Right / Left

Exit stage whatever.

Dear Word Detective: Why is right “right” but left “sinister”? I just read your treatise on good/god and evil/devil, when I started to wonder why “right” (opposite of left) is “right” (opposite of wrong) but “left” from Latin has gotten such a bum rap. — Topi Linkala.

That’s an interesting question. The column you mention was a response to a newspaper clipping, sent along by a reader, which read “If you start dwelling on the fact that you only have to add a ‘d’ to evil to get devil, you soon notice that by taking an ‘o’ away from good, you end up with God.” I wasn’t certain what that was supposed to prove in the first place, but I went ahead and explained, at length, that “good,” “god,” “evil” and “devil” are all completely unrelated words. Readers interested in the details can find the column at www.word-detective.com/2010/09/10/good-god-evil-and-devil.
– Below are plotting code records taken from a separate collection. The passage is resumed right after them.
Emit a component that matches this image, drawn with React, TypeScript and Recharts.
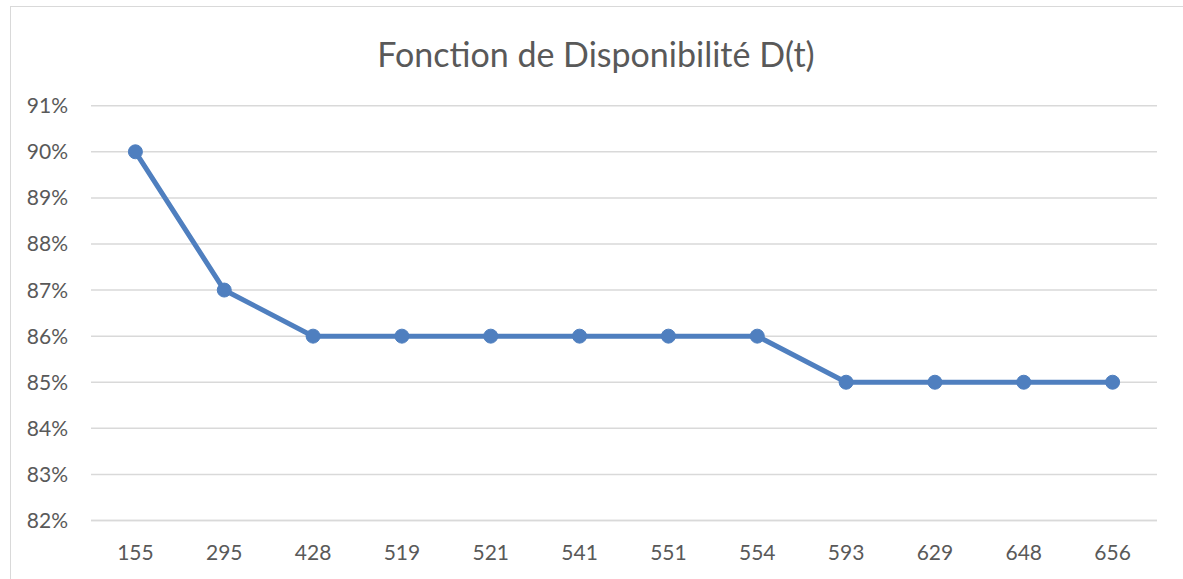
import React from "react";
import { LineChart, Line, XAxis, YAxis, CartesianGrid } from "recharts";

const categories = ["155", "295", "428", "519", "521", "541", "551", "554", "593", "629", "648", "656"];
const availability = [0.9, 0.87, 0.86, 0.86, 0.86, 0.86, 0.86, 0.86, 0.85, 0.85, 0.85, 0.85];
const yTicks = [0.82, 0.83, 0.84, 0.85, 0.86, 0.87, 0.88, 0.89, 0.9, 0.91];
const title = "Fonction de Disponibilité D(t)";

const data = categories.map((c, i) => ({ t: c, d: availability[i] }));

const FONT = "Lato, 'Open Sans', sans-serif";
const TEXT = "#595959";
const LINE = "#4F7FBF";

export default function App() {
  return (
    <div style={{ position: "absolute", left: 0, top: 0, width: 1183, height: 579, overflow: "hidden", background: "#fff" }}>
      <div
        style={{
          position: "absolute",
          left: 10,
          top: 6,
          width: 1300,
          height: 700,
          border: "1.5px solid #d9d9d9",
          boxSizing: "border-box",
        }}
      />
      <div
        style={{
          position: "absolute",
          left: 0,
          top: 34,
          width: 1192,
          textAlign: "center",
          fontFamily: FONT,
          fontSize: 34,
          color: TEXT,
          lineHeight: "40px",
        }}
      >
        {title}
      </div>
      <div style={{ position: "absolute", left: 0, top: 0 }}>
        <LineChart width={1183} height={579} data={data} margin={{ top: 105.7, right: 26, bottom: 0, left: 0 }}>
          <CartesianGrid vertical={false} stroke="#d9d9d9" strokeWidth={1.5} />
          <XAxis
            dataKey="t"
            height={58.5}
            padding={{ left: 44.4, right: 44.4 }}
            axisLine={{ stroke: "#d9d9d9", strokeWidth: 1.5 }}
            tickLine={false}
            tickSize={0}
            tickMargin={25}
            tick={{ fill: TEXT, fontSize: 21, fontFamily: FONT }}
            interval={0}
          />
          <YAxis
            width={91}
            domain={[0.82, 0.91]}
            ticks={yTicks}
            axisLine={false}
            tickLine={false}
            tickSize={0}
            tickMargin={23}
            allowDataOverflow
            tickFormatter={(v: number) => `${Math.round(v * 100)}%`}
            tick={{ fill: TEXT, fontSize: 21, fontFamily: FONT }}
          />
          <Line
            type="linear"
            dataKey="d"
            stroke={LINE}
            strokeWidth={5}
            dot={{ r: 7, fill: LINE, stroke: LINE, strokeWidth: 1 }}
            activeDot={false}
            isAnimationActive={false}
          />
        </LineChart>
      </div>
    </div>
  );
}
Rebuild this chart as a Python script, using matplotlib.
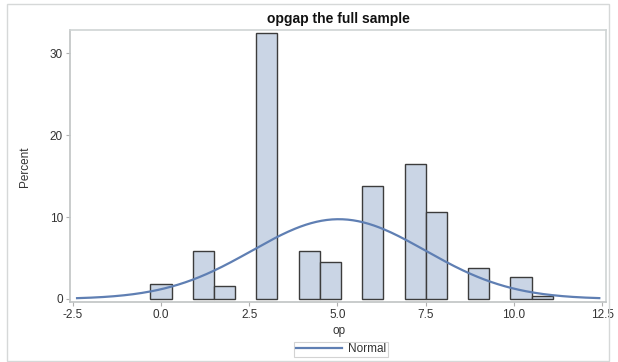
import numpy as np
import matplotlib.pyplot as plt
from matplotlib.patches import Rectangle
from matplotlib.lines import Line2D

# --- dados do histograma (percentual por classe) ---
centros = [0.0, 1.2, 1.8, 3.0, 4.2, 4.8, 6.0, 7.2, 7.8, 9.0, 10.2, 10.8]
percentual = [1.87, 5.86, 1.59, 32.44, 5.9, 4.52, 13.8, 16.45, 10.6, 3.75, 2.65, 0.4]
largura_classe = 0.6

x_ticks = [-2.5, 0.0, 2.5, 5.0, 7.5, 10.0, 12.5]
y_ticks = [0, 10, 20, 30]

plt.rcParams['font.family'] = ['Liberation Sans', 'DejaVu Sans']

W, H = 618, 362
fig = plt.figure(figsize=(W / 100, H / 100), dpi=100)
ax = fig.add_axes([70 / W, 1 - 301.7 / H, 536 / W, 271.7 / H])

cor_barra = '#cad5e5'
cor_borda = '#3c3c3c'
cor_curva = '#5f7fb3'

ax.bar(centros, percentual, width=largura_classe, color=cor_barra,
       edgecolor=cor_borda, linewidth=1.0, zorder=2)

# curva normal ajustada aos dados (media e desvio do histograma)
c = np.array(centros)
p = np.array(percentual) / np.sum(percentual)
media = np.sum(c * p)
desvio = np.sqrt(np.sum(p * (c - media) ** 2))
xs = np.linspace(-2.38, 12.42, 300)
ys = 100 * largura_classe * np.exp(-0.5 * ((xs - media) / desvio) ** 2) / (desvio * np.sqrt(2 * np.pi))
ax.plot(xs, ys, color=cor_curva, linewidth=1.6, zorder=3)

ax.set_xlim(-2.58, 12.61)
ax.set_ylim(-0.33, 32.84)
ax.set_xticks(x_ticks)
ax.set_xticklabels([f'{v:.1f}' for v in x_ticks])
ax.set_yticks(y_ticks)
ax.tick_params(axis='both', colors='#b0b0b0', labelcolor='#333333',
               labelsize=8.5, length=3, width=0.8, pad=2)

for lado in ['top', 'right']:
    ax.spines[lado].set_color('#cfd4d4')
    ax.spines[lado].set_linewidth(1.2)
for lado in ['left', 'bottom']:
    ax.spines[lado].set_color('#c0c4c4')
    ax.spines[lado].set_linewidth(1.2)

fig.text(338 / W, 1 - 19.5 / H, 'opgap the full sample', ha='center', va='center',
         fontsize=10, fontweight='bold', color='#111111')
fig.text(339 / W, 1 - 331 / H, 'op', ha='center', va='center', fontsize=8.5, color='#333333')
fig.text(25 / W, 1 - 167 / H, 'Percent', ha='center', va='center', rotation=90,
         fontsize=8.5, color='#333333')

linha_leg = Line2D([], [], color=cor_curva, linewidth=1.6)
leg = fig.legend(handles=[linha_leg], labels=['Normal'], loc='center',
                 bbox_to_anchor=(341 / W, 1 - 349.5 / H), fontsize=8.5,
                 frameon=True, fancybox=False, handlelength=3.9, handletextpad=0.5,
                 borderpad=0.15, borderaxespad=0)
leg.get_frame().set_edgecolor('#c8c8c8')
leg.get_frame().set_linewidth(0.8)
for t in leg.get_texts():
    t.set_color('#333333')

# moldura externa
fig.patches.append(Rectangle((7 / W, 1 - 361 / H), 602 / W, 357 / H,
                             transform=fig.transFigure, fill=False,
                             edgecolor='#d6d8d8', linewidth=1.0))

plt.savefig('out.png', dpi=100)
plt.close()
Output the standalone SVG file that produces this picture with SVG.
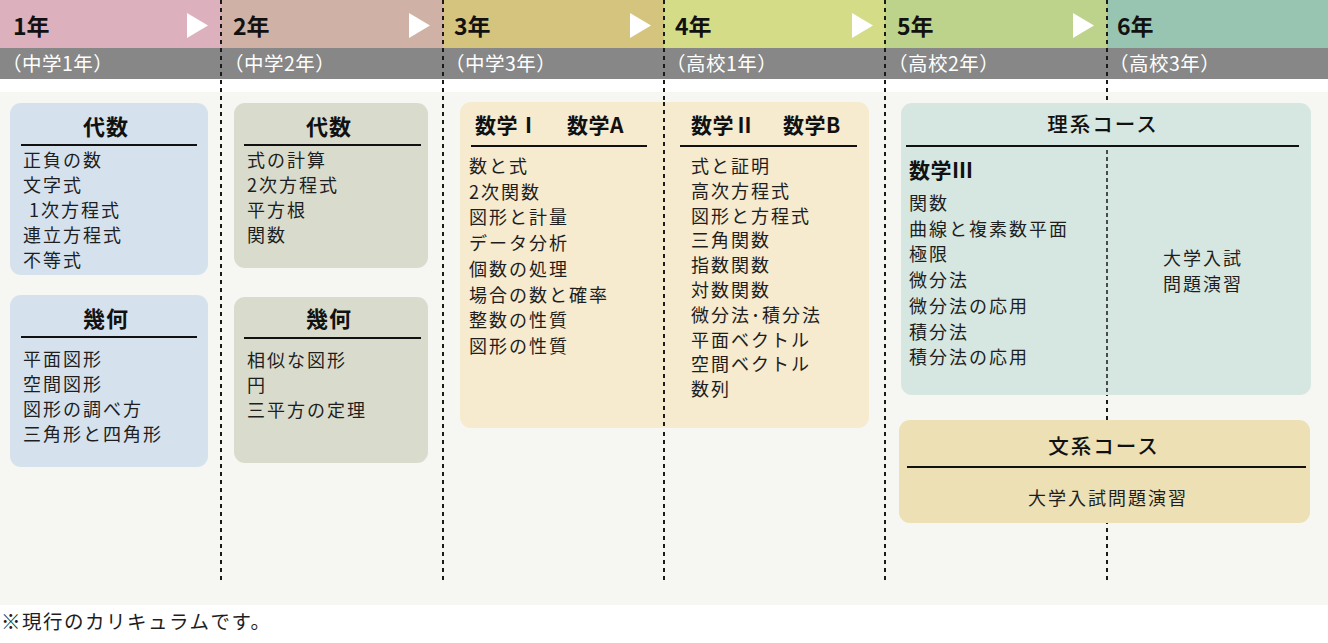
<svg xmlns="http://www.w3.org/2000/svg" width="1328" height="643" viewBox="0 0 1328 643">
<style>
text{font-family:"Noto Sans CJK JP","Noto Sans",sans-serif;fill:#1e1e1e}
.yr{font-size:23px;font-weight:700;fill:#111}
.sub{font-size:19.5px;fill:#fff;letter-spacing:0.5px}
.tri{fill:#fff}
.div{stroke:#1a1a1a;stroke-width:2;stroke-dasharray:4 4;fill:none}
.thin{stroke:#1a1a1a;stroke-width:1.5;stroke-dasharray:4 3;fill:none}
.rule{stroke:#111;stroke-width:2}
.ttl{font-size:22px;font-weight:700;letter-spacing:1px;text-anchor:middle;fill:#111}
.ttl2{font-size:21px;font-weight:700;letter-spacing:0.5px;fill:#111}
.crs{font-size:20.5px;font-weight:500;letter-spacing:2px;text-anchor:middle;fill:#111}
.it{font-size:18px;letter-spacing:2px}
</style>
<rect x="0" y="0" width="1328" height="643" fill="#ffffff"/>
<g id="header">
<rect x="0" y="0" width="221" height="48" fill="#dcb1bd"/>
<rect x="221" y="0" width="222" height="48" fill="#cfb1a5"/>
<rect x="443" y="0" width="221" height="48" fill="#d5c47e"/>
<rect x="664" y="0" width="221" height="48" fill="#d5dc87"/>
<rect x="885" y="0" width="222" height="48" fill="#bdd28b"/>
<rect x="1107" y="0" width="221" height="48" fill="#98c5b1"/>
<rect x="0" y="48" width="1328" height="31" fill="#878787"/>
<rect x="0" y="92" width="1328" height="513" fill="#f6f6f2"/>
<polygon class="tri" points="187,13 208,25.5 187,38"/>
<polygon class="tri" points="409,13 430,25.5 409,38"/>
<polygon class="tri" points="630,13 651,25.5 630,38"/>
<polygon class="tri" points="852,13 873,25.5 852,38"/>
<polygon class="tri" points="1073,13 1094,25.5 1073,38"/>
<text class="yr" x="13" y="35">1年</text>
<text class="yr" x="233" y="35">2年</text>
<text class="yr" x="454" y="35">3年</text>
<text class="yr" x="675" y="35">4年</text>
<text class="yr" x="897" y="35">5年</text>
<text class="yr" x="1117" y="35">6年</text>
<text class="sub" x="2" y="71">（中学1年）</text>
<text class="sub" x="224" y="71">（中学2年）</text>
<text class="sub" x="445" y="71">（中学3年）</text>
<text class="sub" x="666" y="71">（高校1年）</text>
<text class="sub" x="888" y="71">（高校2年）</text>
<text class="sub" x="1109" y="71">（高校3年）</text>
</g>
<g id="connectors">
<line class="div" x1="221" y1="0" x2="221" y2="583"/>
<line class="div" x1="443" y1="0" x2="443" y2="583"/>
<line class="div" x1="664" y1="0" x2="664" y2="583"/>
<line class="div" x1="885" y1="0" x2="885" y2="583"/>
<line class="div" x1="1107" y1="0" x2="1107" y2="583"/>
</g>
<g id="algebra1">
<rect x="10" y="103" width="198" height="172" rx="11" fill="#d5e2ee"/>
<text class="ttl" x="106" y="135">代数</text>
<line class="rule" x1="21" y1="145" x2="197" y2="145"/>
<text class="it" x="23" y="167">正負の数</text>
<text class="it" x="23" y="192">文字式</text>
<text class="it" x="29" y="217">1次方程式</text>
<text class="it" x="23" y="242">連立方程式</text>
<text class="it" x="23" y="267">不等式</text>
</g>
<g id="geometry1">
<rect x="10" y="295" width="198" height="172" rx="11" fill="#d5e2ee"/>
<text class="ttl" x="106" y="327">幾何</text>
<line class="rule" x1="21" y1="337" x2="197" y2="337"/>
<text class="it" x="23" y="366">平面図形</text>
<text class="it" x="23" y="391">空間図形</text>
<text class="it" x="23" y="416">図形の調べ方</text>
<text class="it" x="23" y="441">三角形と四角形</text>
</g>
<g id="algebra2">
<rect x="234" y="103" width="194" height="165" rx="11" fill="#d9dccc"/>
<text class="ttl" x="329" y="135">代数</text>
<line class="rule" x1="244" y1="145" x2="421" y2="145"/>
<text class="it" x="247" y="167">式の計算</text>
<text class="it" x="247" y="192">2次方程式</text>
<text class="it" x="247" y="217">平方根</text>
<text class="it" x="247" y="242">関数</text>
</g>
<g id="geometry2">
<rect x="234" y="297" width="194" height="166" rx="11" fill="#d9dccc"/>
<text class="ttl" x="329" y="327">幾何</text>
<line class="rule" x1="244" y1="338" x2="421" y2="338"/>
<text class="it" x="247" y="367">相似な図形</text>
<text class="it" x="247" y="392">円</text>
<text class="it" x="247" y="417">三平方の定理</text>
</g>
<g id="math12AB">
<rect x="460" y="102" width="409" height="326" rx="11" fill="#f6eacf"/>
<line class="div" x1="664" y1="102" x2="664" y2="428"/>
<text class="ttl2" x="475" y="133">数学Ⅰ</text>
<text class="ttl2" x="567" y="133">数学A</text>
<line class="rule" x1="471" y1="146" x2="647" y2="146"/>
<text class="it" x="469" y="173">数と式</text>
<text class="it" x="469" y="198.7">2次関数</text>
<text class="it" x="469" y="224.4">図形と計量</text>
<text class="it" x="469" y="250.1">データ分析</text>
<text class="it" x="469" y="275.8">個数の処理</text>
<text class="it" x="469" y="301.5">場合の数と確率</text>
<text class="it" x="469" y="327.2">整数の性質</text>
<text class="it" x="469" y="352.9">図形の性質</text>
<text class="ttl2" x="691" y="133">数学Ⅱ</text>
<text class="ttl2" x="783" y="133">数学B</text>
<line class="rule" x1="680" y1="146" x2="857" y2="146"/>
<text class="it" x="691" y="173">式と証明</text>
<text class="it" x="691" y="197.8">高次方程式</text>
<text class="it" x="691" y="222.6">図形と方程式</text>
<text class="it" x="691" y="247.4">三角関数</text>
<text class="it" x="691" y="272.2">指数関数</text>
<text class="it" x="691" y="297">対数関数</text>
<text class="it" x="691" y="321.8">微分法･積分法</text>
<text class="it" x="691" y="346.6">平面ベクトル</text>
<text class="it" x="691" y="371.4">空間ベクトル</text>
<text class="it" x="691" y="396.2">数列</text>
</g>
<g id="science">
<rect x="901" y="103" width="410" height="292" rx="11" fill="#d6e7e1"/>
<text class="crs" x="1103" y="132">理系コース</text>
<line class="rule" x1="906" y1="146" x2="1299" y2="146"/>
<line class="thin" x1="1107" y1="150" x2="1107" y2="395"/>
<text class="ttl2" x="909" y="178">数学Ⅲ</text>
<text class="it" x="909" y="210">関数</text>
<text class="it" x="909" y="235.7">曲線と複素数平面</text>
<text class="it" x="909" y="261.4">極限</text>
<text class="it" x="909" y="287.1">微分法</text>
<text class="it" x="909" y="312.8">微分法の応用</text>
<text class="it" x="909" y="338.5">積分法</text>
<text class="it" x="909" y="364.2">積分法の応用</text>
<text class="it" x="1163" y="265">大学入試</text>
<text class="it" x="1163" y="291">問題演習</text>
</g>
<g id="humanities">
<rect x="899" y="420" width="411" height="103" rx="11" fill="#ece0b4"/>
<text class="crs" x="1104" y="454">文系コース</text>
<line class="rule" x1="907" y1="467" x2="1306" y2="467"/>
<text class="it" x="1108" y="505" text-anchor="middle">大学入試問題演習</text>
</g>
<g id="note">
<text x="1" y="629" style="font-size:19.5px;letter-spacing:1.5px">※現行のカリキュラムです。</text>
</g>
</svg>
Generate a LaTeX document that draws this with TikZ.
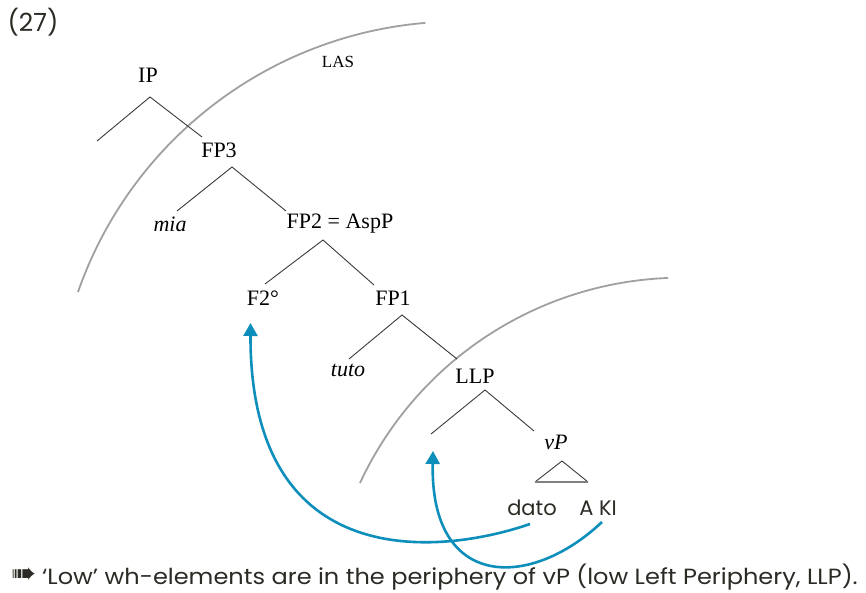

While it apparently seems to many people that there must be a connection between “good” and “god” and “evil” and “devil,” I’d be willing to bet that many people assume that the “right” of “right-hand turn” is probably a different word from the “right” of “right and wrong” or the “right” of “civil rights.” But there really only one “right” in that lineup. From your “right” to vote to “righting” a capsized boat, it’s all one word.

The root sense of “right” (from the Indo-European root “reg”) is “to move in a straight line” or, figuratively, “to rule or guide.” In Latin, the derivative “rectus” meant “straight” (and gave us such words as “rectify” and “rectitude”), and “rex,” drawn from the same source, meant “leader or king.”

As the ancestors of our modern noun “right” percolated through various European languages, the basic sense was “that which is proper, just and good,” which became the initial sense in English as well. This was the origin of our modern sense of “rights” (things we are entitled to do or have) as well as “right” meaning “correct” in both the moral sense and the logical sense (e.g., the “right” answer to a math problem). “Right” as an adjective was also used to mean simply “straight” (as in a “right road”), but that usage is now obsolete.

The use of “right” as the opposite of “left” came from the simple fact that most humans are “right-handed” and that was considered the “proper” or “correct” hand because it was generally the stronger and more dexterous (a word which comes from the Latin “dexter,” meaning both “skillful” and “right” as in “right-handed”). This use of “right” as a relative direction arose in English in the early 13th century. “Right” went on to develop dozens of meanings in all these senses (stronger hand, morally upright, individual rights, etc.) and was a smashing popular success.

“Left,” on the other hand (yuk yuk), has had a hard time from day one. The word “left” itself comes from Old English roots meaning “weak” or “foolish,” and it didn’t assume its place as the opposite of “right” until the 13th century. Interestingly, “left” replaced the Old English “winestra” as the common term for the side of the body opposite to “right.” Oddly enough, the old “winestra” also meant “friendlier,” and the name is thought to have been a euphemism employed to avoid antagonizing the evil spirits that were thought to dwell in the left side of the body. (Seriously. Have you ever taken a good look at your left hand?)